An Ethiopian company majority-owned by Saudi billionaire Mohammed al-Amoudi plans to invest $600m over two years to produce edible oil, its general manager said. Horizon Plantations Ethiopia leased a 20,000-ha (49,400- acre) plot in the northwestern Benishangul-Gumuz region last month to grow groundnuts, as part of a government drive to boost commercial agriculture. Ethiopian-born al-Amoudi owns 80% of the company. The Horn of Africa nation imports up to 250,000 t of palm oil a year from Malaysia, at a cost of more than $300m, said Jemal. At full capacity, Horizon’s farm, which may be ready for planting next year, should produce 150,000 t of oil a year from a processing plant in Bahir Dar, according to Jemal. Horizon’s river-irrigated plot, which it says the government will increase to 35,000 ha when 10,000 ha of the initial area is cleared, is „barren land,“ according to Jemal (Bloomberg, April 5).

Benishangul Gumuz State supplied more than 755 kg pure gold to the National Bank of Ethiopia (NBE) over the past eight months, the state’s mines and energy resource development bureau said. The head of the bureau’s public relations office, Habtamu Asege, told that the gold was supplied by 38 traditional gold miners and 47 gold vendors. Most of the miners are women. Traditional miners said they have been able to increase their benefits after they were organized in associations. A gold vendor, Mohammed Kedir, said supplying gold to the CBE’s Assossa branch has helped vendors to save money and time. According to the bureau’s recent assessment, up to 1,000 kg of gold is produced every month in 20 gold potential woredas of the state (ENA, April 5).

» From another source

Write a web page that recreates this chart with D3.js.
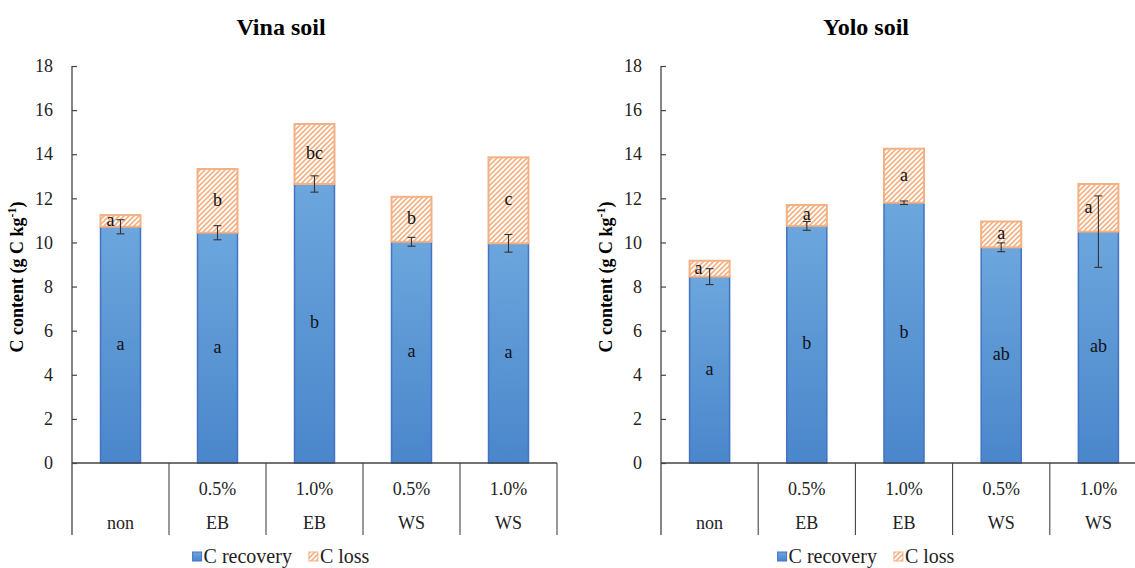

The Tendaho Drinking Water Supply Project, Ethiopia is 90% complete according to Kumilachew Abebe, Communications and Public Relations Process Owner with the Ethiopian Water Works Construction Enterprise. The project is expected to take 97m birr and will be utilized by the nomadic Afar peoples and the employees of the Tendaho Sugar Development project, a total of almost 70,000 people in the area around the project. The Tendaho Dam and Irrigation Project management buildings, being constructed by the EWWCE, are also 90% complete at an estimated cost of 200m birr said Kumilachew (Capital, April 4).

The German Cultural Center, Goethe Institut, will celebrate its golden jubilee for three months, April to July, with various programs. The Insitute Director, Dr. Elke Kaschl Mohni, said that the celebration will officially kick off on April 11, 2012 in the premises of the institute and in the presence of invited guests. Musical performances, exhibition and a language contest are some of the programs. She said that the institute has contributed much to deepen mutual understanding between the peoples of Ethiopia and Germany by launching various projects and programs on the history and socio-cultural situation of the two countries over the last 50 years. According to Dr. Mohni, the three-month event will wrap up with a historical exhibition and symposium entitled „The personal physician of Emperor Menelik II“ (ENA, April 1).